Il suonare in anticipo o in ritardo rispetto alla scansione del metronomo è un classico dei musicisti che hanno un certo tipo di formazione. In italiano si dice “tirare indietro” o “tirare avanti”, in inglese suonare “laid back” o “on top”. Parametri tanto necessari quanto impossibili da segnare su uno spartito. Cavalcare le irregolarità ritmiche è quello che Keith Richards chiama: “l’antica arte di ondeggiare”.

Nel caso in questione, che è quello della pop music, la tendenza alla poliritmia è passata dall’Africa al blues, al jazz, al rhythm ’n blues, al funk, al rap, al pop.

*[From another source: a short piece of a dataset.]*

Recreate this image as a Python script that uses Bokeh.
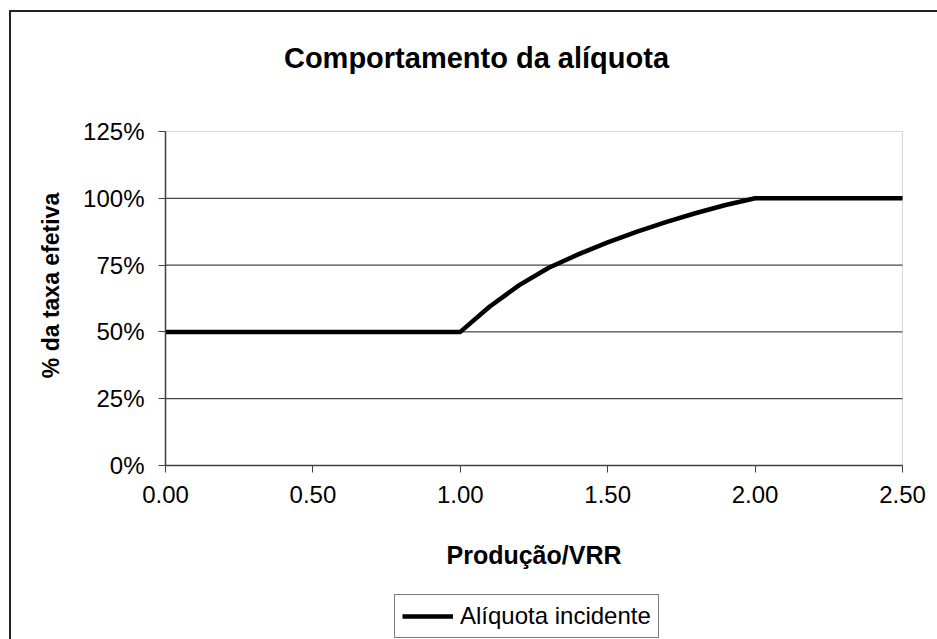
import math

from bokeh.plotting import figure
from bokeh.models import (Range1d, FixedTicker, NumeralTickFormatter,
                          Legend, LegendItem, Label, BoxAnnotation)
from bokeh.embed import file_html
from bokeh.resources import INLINE

# Produção / VRR ratio and the effective share of the tax rate
ratio = [0.0, 0.1, 0.2, 0.3, 0.4, 0.5, 0.6, 0.7, 0.8, 0.9, 1.0,
         1.1, 1.2, 1.3, 1.4, 1.5, 1.6, 1.7, 1.8, 1.9, 2.0,
         2.1, 2.2, 2.3, 2.4, 2.5]
aliquota = [0.50, 0.50, 0.50, 0.50, 0.50, 0.50, 0.50, 0.50, 0.50, 0.50, 0.50,
            0.595, 0.675, 0.740, 0.790, 0.835, 0.875, 0.912, 0.945, 0.975, 1.00,
            1.00, 1.00, 1.00, 1.00, 1.00]

x_ticks = [0.0, 0.5, 1.0, 1.5, 2.0, 2.5]
y_ticks = [0.0, 0.25, 0.50, 0.75, 1.00, 1.25]
grid_ticks = [0.25, 0.50, 0.75, 1.00]
x_lim = (0.0, 2.5)
y_lim = (0.0, 1.25)

title_text = "Comportamento da alíquota"
x_title = "Produção/VRR"
y_title = "% da taxa efetiva"
series_name = "Alíquota incidente"

FONT = "Liberation Sans"

# canvas layout (pixels): the plot area spans x 165..902 and y 131..465,
# the frame covers the whole canvas so titles and legend are not clipped
W, H = 937, 639
PLOT_LEFT, PLOT_RIGHT = 165, 902
PLOT_TOP, PLOT_BOTTOM = 131, 465
ux = (x_lim[1] - x_lim[0]) / (PLOT_RIGHT - PLOT_LEFT)
uy = (y_lim[1] - y_lim[0]) / (PLOT_BOTTOM - PLOT_TOP)
x_range = Range1d(x_lim[0] - PLOT_LEFT * ux, x_lim[1] + (W - PLOT_RIGHT) * ux)
y_range = Range1d(y_lim[0] - (H - PLOT_BOTTOM) * uy, y_lim[1] + PLOT_TOP * uy)

p = figure(width=W, height=H, output_backend="svg", toolbar_location=None,
           x_range=x_range, y_range=y_range,
           min_border_left=0, min_border_right=0,
           min_border_top=0, min_border_bottom=0)
p.title.visible = False
p.background_fill_color = None
p.border_fill_color = None
p.outline_line_color = None

# chart-area frame (left and top edges) painted behind the transparent canvas
p.styles = {
    "background-color": "white",
    "background-image": "linear-gradient(#222222, #222222), "
                        "linear-gradient(#222222, #222222)",
    "background-size": "940px 2px, 2px 640px",
    "background-position": "9px 10px, 9px 10px",
    "background-repeat": "no-repeat",
}

# plot-area border
p.add_layout(BoxAnnotation(left=x_lim[0], right=x_lim[1],
                           bottom=y_lim[0], top=y_lim[1],
                           fill_color=None, line_color="#808080",
                           line_width=1, level="underlay"))

# horizontal gridlines across the plot area only
p.xgrid.visible = False
p.ygrid.visible = False
p.segment(x0=x_lim[0], x1=x_lim[1], y0=grid_ticks, y1=grid_ticks,
          line_color="#1a1a1a", line_width=1)

# axes pinned to the data origin
for ax in (p.xaxis[0], p.yaxis[0]):
    ax.fixed_location = 0
    ax.axis_line_color = "#404040"
    ax.axis_line_width = 1.5
    ax.major_tick_line_color = "#404040"
    ax.major_tick_line_width = 1
    ax.major_tick_in = 0
    ax.major_tick_out = 7
    ax.minor_tick_line_color = None
    ax.major_label_text_font = FONT
    ax.major_label_text_font_size = "24px"
    ax.major_label_text_color = "black"
    ax.major_label_standoff = 13
    ax.axis_label_text_font = FONT
    ax.axis_label_text_font_style = "bold"
    ax.axis_label_text_color = "black"

p.xaxis.bounds = x_lim
p.xaxis.ticker = FixedTicker(ticks=x_ticks)
p.xaxis.formatter = NumeralTickFormatter(format="0.00")
p.xaxis.axis_label = x_title
p.xaxis.axis_label_text_font_size = "25px"
p.xaxis.axis_label_standoff = 35

p.yaxis.bounds = y_lim
p.yaxis.ticker = FixedTicker(ticks=y_ticks)
p.yaxis.formatter = NumeralTickFormatter(format="0%")
p.yaxis.major_label_standoff = 14

# the series
line = p.line(ratio, aliquota, line_color="black", line_width=4.5,
              line_join="round")

# chart title
p.add_layout(Label(x=476, y=57, x_units="canvas", y_units="canvas",
                   text=title_text, text_font=FONT, text_font_size="29px",
                   text_font_style="bold", text_color="black",
                   text_align="center", text_baseline="alphabetic"))

# y axis title
p.add_layout(Label(x=50, y=285, x_units="canvas", y_units="canvas",
                   text=y_title, angle=math.pi / 2, text_font=FONT,
                   text_font_size="23px", text_font_style="bold",
                   text_color="black", text_align="center",
                   text_baseline="alphabetic"))

# legend under the axis title
legend = Legend(items=[LegendItem(label=series_name, renderers=[line])],
                location=(394, 1), orientation="horizontal",
                margin=0, padding=7, spacing=0,
                glyph_width=51, glyph_height=22, label_height=22,
                label_standoff=7,
                label_text_font=FONT, label_text_font_size="24px",
                label_text_color="black",
                border_line_color="black", border_line_width=1,
                background_fill_color="white", background_fill_alpha=1)
p.add_layout(legend, "center")

open("out.html", "w").write(file_html(p, INLINE))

L’Africa sarà anche come diceva Hegel il “continente senza storia”, il “continente bambino”, ma ha restituito all’Occidente il (poli)ritmo.

L’elemento su cui si innesta l’ultimo secolo di grande musica è africano. Se al ritmo del metronomo corrisponde il tempo in “uni”, misurabile, della razionalità classica, e del povero sceriffo Woodward, al poliritmo corrisponde l’irregolarità, il confronto con l’irrazionale, l’evocazione di una ontologia plurale. Pagana.

Il Dilla Time è diventato oggetto di studio: ci sono lavori accademici che analizzano il modo di suonare di Dilla, con risultati teorici di alto livello, c’è il laboratorio Musical rhythm in the age of digital reproduction, tenuto da Annie Danielsen.

Tutta l’analisi del modo afro-americano di portare il ritmo, grazie anche all’eredità di scrittori-pensatori come Le Roi James, Olly Wilson, il musicologo Charles Keil, e ultimamente anche Vijay Iver, sta riscrivendo il rapporto tra realtà e rappresentazione in una prospettiva diversa.

E siamo al cuore della questione “woke”. Essere woke non significa mettere regole sull’uso delle parole, come fanno in genere gli eredi parecchio endogami di una “svolta linguistica” nata già molto discutibile. Essere woke significa restituire a culture capite con superficialità e disprezzo esostista, la loro forza poietica e rappresentativa. Più che la parola vale il ritmo. Il poliritmo. Il Dilla Beat, anche.